Nachhaltige Milieuschäden eines notorischen Betrügers

DAILY DOPE (673) Der einstige Radprofi Riccardo Riccò wird beim Kauf leistungssteigernder Mittel ertappt

Die Katze lässt das Mausen nicht. Riccardo Riccò, wegen wiederholten Dopings mit einer Wettkampfsperre von zwölf Jahren belegter ehemaliger Radprofi, kann offenbar auch als Privatmann nicht von leistungssteigernden Substanzen lassen. Am Dienstagnachmittag beobachteten Carabinieri der Antidopingeinheit, wie Riccò vor einem McDonald’s in einem Außenbezirk der toskanischen Hafenstadt Livorno gemeinsam mit einem Begleiter von zwei Männern Dopingprodukte erwerben wollte.

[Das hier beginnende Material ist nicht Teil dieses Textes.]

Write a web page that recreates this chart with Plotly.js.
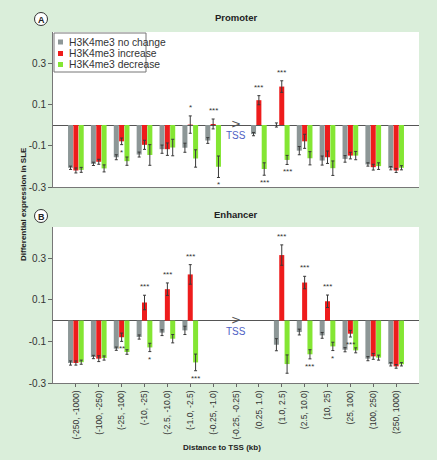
<!DOCTYPE html>
<html><head><meta charset="utf-8">
<script src="https://cdn.plot.ly/plotly-3.0.1.min.js"></script>
<style>html,body{margin:0;padding:0;background:#daeeda;}#chart{width:437px;height:460px;}</style>
</head><body><div id="chart"></div>
<script>
// ---------------- DATA ----------------
const categories = ['(-250, -1000)','(-100, -250)','(-25, -100)','(-10, -25)','(-2.5, -10.0)','(-1.0, -2.5)','(-0.25, -1.0)','(-0.25, -0.25)','(0.25, 1.0)','(1.0, 2.5)','(2.5, 10.0)','(10, 25)','(25, 100)','(100, 250)','(250, 1000)'];
const seriesNames = ['H3K4me3 no change','H3K4me3 increase','H3K4me3 decrease'];

// Panel A: Promoter
const promNoChange    = [-0.207,-0.188,-0.156,-0.143,-0.117,-0.110,-0.075,null,-0.044,0.000,-0.124,-0.172,-0.164,-0.191,-0.209];
const promNoChangeErr = [0.008,0.008,0.012,0.012,0.020,0.022,0.014,null,0.008,0.010,0.020,0.022,0.016,0.008,0.008];
const promIncrease    = [-0.220,-0.178,-0.079,-0.096,-0.117,0.002,0.005,null,0.120,0.186,-0.079,-0.156,-0.148,-0.204,-0.220];
const promIncreaseErr = [0.012,0.012,0.016,0.022,0.030,0.042,0.024,null,0.022,0.028,0.034,0.030,0.016,0.014,0.010];
const promDecrease    = [-0.217,-0.210,-0.175,-0.145,-0.109,-0.162,-0.202,null,-0.213,-0.169,-0.161,-0.209,-0.148,-0.199,-0.207];
const promDecreaseErr = [0.012,0.017,0.020,0.050,0.040,0.042,0.052,null,0.030,0.022,0.032,0.035,0.020,0.016,0.010];
const promNoChangeSig = ['','','','','','','','','','','','','','',''];
const promIncreaseSig = ['','','*','','','*','***','','***','***','','','','',''];
const promDecreaseSig = ['','','','','','','*','','***','***','','','','',''];

// Panel B: Enhancer
const enhNoChange    = [-0.204,-0.175,-0.135,-0.079,-0.058,-0.047,null,null,null,-0.116,-0.055,-0.071,-0.140,-0.183,-0.210];
const enhNoChangeErr = [0.010,0.008,0.008,0.010,0.014,0.020,null,null,null,0.029,0.014,0.014,0.010,0.010,0.008];
const enhIncrease    = [-0.204,-0.183,-0.080,0.087,0.151,0.222,null,null,null,0.315,0.183,0.093,-0.063,-0.172,-0.220];
const enhIncreaseErr = [0.010,0.014,0.020,0.035,0.030,0.047,null,null,null,0.049,0.030,0.030,0.016,0.014,0.009];
const enhDecrease    = [-0.200,-0.180,-0.151,-0.129,-0.087,-0.201,null,null,null,-0.209,-0.162,-0.124,-0.143,-0.178,-0.210];
const enhDecreaseErr = [0.010,0.010,0.011,0.020,0.020,0.040,null,null,null,0.044,0.022,0.020,0.012,0.012,0.008];
const enhNoChangeSig = ['','','','','','','','','','','','','','',''];
const enhIncreaseSig = ['','','**','***','***','***','','','','***','***','***','***','',''];
const enhDecreaseSig = ['','','','*','','***','','','','','***','*','','',''];

const tickVals = [-0.3,-0.1,0.1,0.3];
const tickText = ['-0.3','-0.1','0.1','0.3'];
const tssCategory = '(-0.25, -0.25)';

// ---------------- STYLE ----------------
const colors = ['#8d9797','#ee1c1c','#84e633'];
const W = 437, H = 460;
const FONT = '"Liberation Sans", Arial, sans-serif';
const px = x => x / W;
const py = y => 1 - y / H;

const panels = [
  {xa:'x2', ya:'y2', vals:[promNoChange,promIncrease,promDecrease], errs:[promNoChangeErr,promIncreaseErr,promDecreaseErr], sigs:[promNoChangeSig,promIncreaseSig,promDecreaseSig]},
  {xa:'x',  ya:'y',  vals:[enhNoChange,enhIncrease,enhDecrease], errs:[enhNoChangeErr,enhIncreaseErr,enhDecreaseErr], sigs:[enhNoChangeSig,enhIncreaseSig,enhDecreaseSig]}
];

const traces = [];
const annotations = [];
const offsets = [-1, 0, 1];
panels.forEach(p => {
  for (let s = 0; s < 3; s++) {
    traces.push({
      type:'bar', x:categories, y:p.vals[s], name:seriesNames[s], xaxis:p.xa, yaxis:p.ya,
      marker:{color:colors[s], line:{width:0}}, showlegend:false, hoverinfo:'skip',
      error_y:{type:'data', array:p.errs[s], visible:true, color:'#3a3a3a', thickness:1, width:1.5}
    });
    p.sigs[s].forEach((sg, i) => {
      if (!sg) return;
      const v = p.vals[s][i], e = p.errs[s][i];
      const up = v >= 0;
      annotations.push({
        xref:p.xa, yref:p.ya, x:categories[i], y: up ? v + e : v - e,
        text:sg, showarrow:false, xanchor:'center', yanchor: up ? 'bottom' : 'top',
        xshift: offsets[s] * 5.3, yshift: up ? 2 : -1,
        font:{family:FONT, size:8, color:'#333'}
      });
    });
  }
  // TSS marker
  annotations.push({xref:p.xa, yref:p.ya, x:tssCategory, y:0, text:'>', showarrow:false,
    xanchor:'center', yanchor:'middle', yshift:1, font:{family:'DejaVu Sans', size:12, color:'#555'}});
  annotations.push({xref:p.xa, yref:p.ya, x:tssCategory, y:0, text:'TSS', showarrow:false,
    xanchor:'center', yanchor:'top', yshift:-3, font:{family:FONT, size:10, color:'#4f5fc4'}});
});

function paperText(x, y, text, size, extra) {
  annotations.push(Object.assign({xref:'paper', yref:'paper', x:px(x), y:py(y), text:text, showarrow:false,
    xanchor:'center', yanchor:'middle', font:{family:FONT, size:size, color:'#222'}}, extra || {}));
}
// titles
paperText(236, 17, '<b>Promoter</b>', 9.5);
paperText(236, 214, '<b>Enhancer</b>', 9.5);
paperText(23, 204, '<b>Differential expression in SLE</b>', 8, {textangle:-90});
paperText(222, 447, '<b>Distance to TSS (kb)</b>', 8);
paperText(41, 19.5, '<b>A</b>', 9);
paperText(41, 216.5, '<b>B</b>', 9);

const shapes = [];
[[41,19],[41,216]].forEach(([cx,cy]) => {
  shapes.push({type:'circle', xref:'paper', yref:'paper', x0:px(cx-6.5), x1:px(cx+6.5), y0:py(cy+6.5), y1:py(cy-6.5), line:{color:'#333', width:1}, fillcolor:'#ffffff', layer:'below'});
});
// manual legend
shapes.push({type:'rect', xref:'paper', yref:'paper', x0:px(54), x1:px(146), y0:py(72), y1:py(33), line:{color:'#777', width:1}, fillcolor:'#ffffff'});
const rowY = [42, 53.5, 64.5];
seriesNames.forEach((n, s) => {
  shapes.push({type:'rect', xref:'paper', yref:'paper', x0:px(58), x1:px(63), y0:py(rowY[s]+2.5), y1:py(rowY[s]-2.5), line:{width:0}, fillcolor:colors[s]});
  annotations.push({xref:'paper', yref:'paper', x:px(67), y:py(rowY[s]), text:n, showarrow:false, xanchor:'left', yanchor:'middle', font:{family:FONT, size:10.3, color:'#333'}});
});

const xd = [px(53), px(419)];
const yAxisCommon = {range:[-0.3,0.45], tickvals:tickVals, ticktext:tickText, ticks:'outside', ticklen:4, tickcolor:'#666',
  showline:true, linecolor:'#777', linewidth:1, showgrid:false, zeroline:true, zerolinecolor:'#555', zerolinewidth:1,
  tickfont:{family:FONT, size:10, color:'#333'}, fixedrange:true};
const xAxisCommon = {type:'category', range:[-1,15], domain:xd, showline:true, linecolor:'#777', linewidth:1, showgrid:false, zeroline:false, fixedrange:true};

const layout = {
  width:W, height:H, margin:{l:0,r:0,t:0,b:0},
  paper_bgcolor:'#daeeda', plot_bgcolor:'#ffffff',
  barmode:'group', bargap:0.3, bargroupgap:0.06,
  showlegend:false,
  xaxis: Object.assign({}, xAxisCommon, {anchor:'y', ticks:'outside', ticklen:3, tickcolor:'#666', tickangle:-90,
    tickfont:{family:FONT, size:8.5, color:'#333'}}),
  yaxis: Object.assign({}, yAxisCommon, {domain:[py(383), py(227)], anchor:'x'}),
  xaxis2: Object.assign({}, xAxisCommon, {anchor:'y2', showticklabels:false, ticks:''}),
  yaxis2: Object.assign({}, yAxisCommon, {domain:[py(187), py(32)], anchor:'x2'}),
  annotations: annotations, shapes: shapes,
  font:{family:FONT}
};

Plotly.newPlot('chart', traces, layout, {displayModeBar:false, staticPlot:true});
</script></body></html>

Sie nahmen Riccò, seinen Begleiter und die Lieferanten fest. Sie kassierten vor Ort Testosteron und das Anämiemedikament Epoetin alfa sowie mehr als 1.000 Euro Bargeld – offenbar die Kaufsumme – ein. Im Hause eines der Lieferanten stellte die Polizei zudem weitere Dopingpräparate im Werte von 15.000 Euro sicher. Der Mann war in einem Krankenhaus angestellt. „Nur für den klinischen Gebrauch“, stand der Gazzetta dello Sport zufolge auf vielen der Verpackungen. Dem mutmaßlichen Krankenhausdieb drohen wegen Hehlerei zwei bis acht Jahre Haft.

Riccò wird derzeit nur als Käufer verdächtigt. Er selbst bestreitet jegliche Betrugsabsicht. „Ich war nur zur falschen Zeit am falschen Ort“, teilte er dem Lokalblatt Il Tirreno mit. Glauben dürften dies nicht einmal Leute, die den Weihnachtsmann für einen regulären Bürger der EU halten. Die Fahnder hatten längere Zeit schon gegen einen Dopingring in der Toskana ermittelt und schlugen jetzt zu. Aussagen über die Rolle Riccòs – ob er möglicherweise nur für den Hausgebrauch Dopingprodukte erwarb oder sogar als Wiederverkäufer in alte Kollegenkreise tätig war – machten die Ermittler bislang nicht.

Mit Riccò ging ihnen ein notorischer Betrüger ins Netz. Über ihn kursierte schon als Junior das Gerücht, er habe vor einem medizinischen Test im UCI-Hauptquartier in Aigle mittels Blutdoping seinen Hämatokritwert absichtlich in die Höhe getrieben, um eine Ausnahmeregelung zu erhalten. 2008 griff er auf das damals unter Radprofis sehr beliebte Präparat Cera zurück; Stefan Schumacher und Bernhard Kohl verhalfen damit unter anderem dem Rennstall Gerolsteiner zu beeindruckenden Erfolgen bei der Tour de France.

Kaum von seiner zweijährigen Dopingsperre zurückgekehrt, schockte Riccò im Februar 2011 mit einem plötzlichen Nierenversagen die Radsportwelt. Der Notarzt diagnostizierte eine unsachgemäß vorgenommene Bluttransfusion als Ursache. Riccò bekam danach die zwölfjährige Sperre aufgebrummt. Dass er nun auch als Privatmann weiterhin zumindest die Nähe von Dopinghändlern sucht, spricht für ausgeprägtes Suchtverhalten und nachhaltige Milieuschäden. Der 31-Jährige ist zwar voll verantwortlich für sein Handeln. Er ist aber zugleich auch eine Folgeerscheinung eines Berufsumfelds, in dem Betrug zu den Geschäftsgrundlagen gehörte. Sein Fall und auch der Fund von Glasröhrchen mit Medikamenten am Rande der diesjährigen Ausgabe des Klassikerrennens Paris–Roubaix erinnern daran, dass das Dopingproblem im Radsport zwar gemindert, aber noch lange nicht gelöst ist.